--- Begin Recorded data ---

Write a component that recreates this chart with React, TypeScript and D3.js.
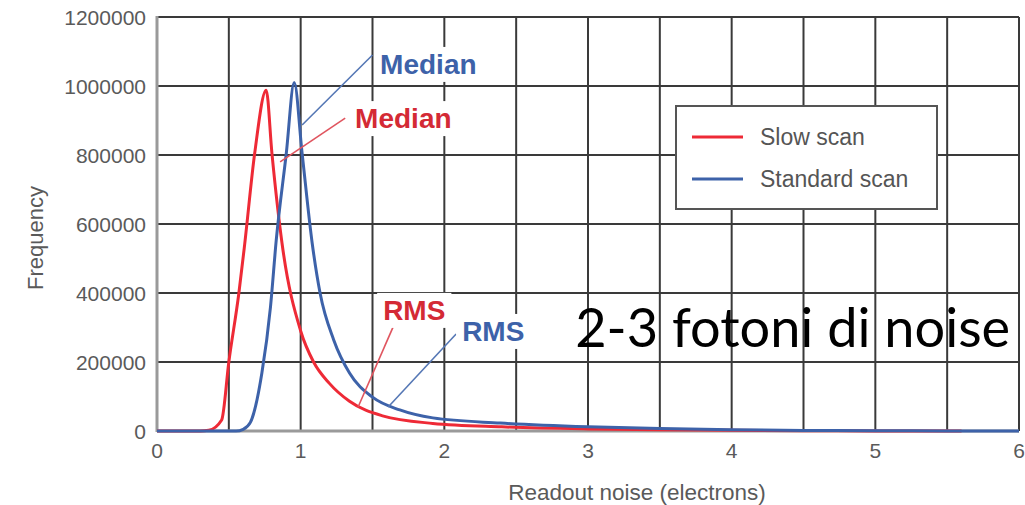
import React from 'react';
import * as d3 from 'd3';

// readout noise (electrons) -> frequency
const slow_x = [0, 0.3, 0.36, 0.45, 0.5, 0.57, 0.61, 0.68, 0.76, 0.8, 0.87, 1.0, 1.09, 1.2, 1.34, 1.57, 1.92, 2.4, 3.0, 3.5, 4.0, 4.5, 5.0, 5.6];
const slow_y = [0, 0, 2000, 32000, 200000, 400000, 540000, 805000, 988000, 805000, 545000, 290000, 200000, 138000, 86000, 44000, 22000, 12000, 6000, 3500, 2000, 800, 300, 100];

const std_x = [0, 0.55, 0.6, 0.65, 0.73, 0.79, 0.83, 0.9, 0.955, 1.01, 1.08, 1.135, 1.23, 1.34, 1.5, 1.69, 1.92, 2.39, 3.0, 3.5, 4.0, 4.5, 5.0, 5.5, 6.0];
const std_y = [0, 0, 5000, 25000, 168000, 360000, 553000, 805000, 1010000, 805000, 545000, 400000, 264000, 168000, 98000, 61000, 38000, 23000, 12000, 7000, 3500, 1500, 800, 300, 100];

const x_ticks = [0, 1, 2, 3, 4, 5, 6];
const y_ticks = [0, 200000, 400000, 600000, 800000, 1000000, 1200000];

const series_names = ['Slow scan', 'Standard scan'];
const series_colors = ['#ee2a36', '#3d62a9'];

// annotation labels: [text, series index, label x, label y, leader from x, from y, to x, to y]
const notes = [
  ['Median', 1, 1.553, 1035000, 1.01, 887000, 1.5, 1090000],
  ['Median', 0, 1.379, 878000, 0.857, 780000, 1.31, 907000],
  ['RMS', 0, 1.574, 322000, 1.4, 69600, 1.643, 301000],
  ['RMS', 1, 2.124, 261000, 1.609, 69600, 2.082, 281000],
];

class App extends React.Component {
  constructor(props) {
    super(props);
    this.myRef = React.createRef();
    this.draw = this.draw.bind(this);
  }

  componentDidMount() {
    this.draw();
  }

  draw() {
    const W = 1025, H = 505;
    const left = 157, right = 1019, top = 17, bottom = 431;

    const root = d3.select(this.myRef.current);
    root.selectAll('*').remove();

    const svg = root.append('svg')
      .attr('width', W)
      .attr('height', H)
      .style('position', 'absolute')
      .style('left', 0)
      .style('top', 0)
      .style('font-family', '"Liberation Sans", Arial, sans-serif');

    const x = d3.scaleLinear().domain([0, 6]).range([left, right]);
    const y = d3.scaleLinear().domain([0, 1200000]).range([bottom, top]);

    // grid
    const grid = svg.append('g').attr('stroke', '#3a3a3a').attr('stroke-width', 2);
    grid.selectAll('.vx')
      .data(x.ticks(12).filter(d => d > 0))
      .join('line')
      .attr('x1', d => x(d)).attr('x2', d => x(d))
      .attr('y1', top).attr('y2', bottom);
    grid.selectAll('.hy')
      .data(y_ticks.filter(d => d > 0))
      .join('line')
      .attr('x1', left).attr('x2', right)
      .attr('y1', d => y(d)).attr('y2', d => y(d));

    // axes lines
    svg.append('line')
      .attr('x1', left).attr('x2', left).attr('y1', top - 1).attr('y2', bottom + 1)
      .attr('stroke', '#9a9a9a').attr('stroke-width', 3);
    svg.append('line')
      .attr('x1', left).attr('x2', right).attr('y1', bottom).attr('y2', bottom)
      .attr('stroke', '#9a9a9a').attr('stroke-width', 3);

    // tick labels
    svg.append('g').selectAll('text')
      .data(y_ticks)
      .join('text')
      .attr('x', left - 11)
      .attr('y', d => y(d) + 8)
      .attr('text-anchor', 'end')
      .attr('fill', '#5a5a5a')
      .style('font-size', '21px')
      .text(d => d3.format('d')(d));
    svg.append('g').selectAll('text')
      .data(x_ticks)
      .join('text')
      .attr('x', d => x(d))
      .attr('y', bottom + 27)
      .attr('text-anchor', 'middle')
      .attr('fill', '#5a5a5a')
      .style('font-size', '21px')
      .text(d => d);

    svg.append('text')
      .attr('transform', `translate(43,${(top + bottom) / 2 + 14}) rotate(-90)`)
      .attr('text-anchor', 'middle')
      .attr('fill', '#5a5a5a')
      .style('font-size', '22px')
      .text('Frequency');
    svg.append('text')
      .attr('x', 637)
      .attr('y', 500)
      .attr('text-anchor', 'middle')
      .attr('fill', '#5a5a5a')
      .style('font-size', '22.5px')
      .text('Readout noise (electrons)');

    // curves
    const line = d3.line()
      .x(d => x(d[0]))
      .y(d => y(d[1]))
      .curve(d3.curveMonotoneX);
    const all = [
      slow_x.map((v, i) => [v, slow_y[i]]),
      std_x.map((v, i) => [v, std_y[i]]),
    ];
    all.forEach((pts, i) => {
      svg.append('path')
        .attr('d', line(pts))
        .attr('fill', 'none')
        .attr('stroke', series_colors[i])
        .attr('stroke-width', 3)
        .attr('stroke-linejoin', 'round');
    });

    // annotations
    const lead_colors = ['#e0555f', '#5577b5'];
    const label_colors = ['#d42a35', '#3d62a9'];
    notes.forEach(n => {
      svg.append('line')
        .attr('x1', x(n[4])).attr('y1', y(n[5]))
        .attr('x2', x(n[6])).attr('y2', y(n[7]))
        .attr('stroke', lead_colors[n[1]])
        .attr('stroke-width', 1.6);
    });
    notes.forEach(n => {
      const g = svg.append('g');
      const t = g.append('text')
        .attr('x', x(n[2]))
        .attr('y', y(n[3]))
        .attr('fill', label_colors[n[1]])
        .style('font-size', '28px')
        .style('font-weight', 'bold')
        .text(n[0]);
      const bb = t.node().getBBox();
      g.insert('rect', 'text')
        .attr('x', bb.x - 6).attr('y', bb.y - 2)
        .attr('width', bb.width + 12).attr('height', bb.height + 4)
        .attr('fill', 'white');
    });

    // legend
    const lg = svg.append('g');
    lg.append('rect')
      .attr('x', 676).attr('y', 106)
      .attr('width', 261).attr('height', 103)
      .attr('fill', 'white')
      .attr('stroke', '#555')
      .attr('stroke-width', 2);
    series_names.forEach((name, i) => {
      const yy = 137 + i * 42;
      lg.append('line')
        .attr('x1', 692).attr('x2', 743)
        .attr('y1', yy).attr('y2', yy)
        .attr('stroke', series_colors[i])
        .attr('stroke-width', 3);
      lg.append('text')
        .attr('x', 760).attr('y', yy + 8)
        .attr('fill', '#555')
        .style('font-size', '23px')
        .text(name);
    });

    // overlay text
    svg.append('text')
      .attr('x', x(2.911))
      .attr('y', y(243000))
      .attr('fill', '#000')
      .attr('textLength', 435)
      .attr('lengthAdjust', 'spacingAndGlyphs')
      .style('font-family', 'Lato, "Noto Sans", sans-serif')
      .style('font-size', '54px')
      .text('2-3 fotoni di noise');
  }

  render() {
    return <div ref={this.myRef}></div>;
  }
}

export default App;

--- End Recorded data ---

Exactly as they appear, print the lines of the listing above from its first line through the line that contains "import * as d3 from 'd3';", minus the pictures.

Write a component that recreates this chart with React, TypeScript and D3.js.
import React from 'react';
import * as d3 from 'd3';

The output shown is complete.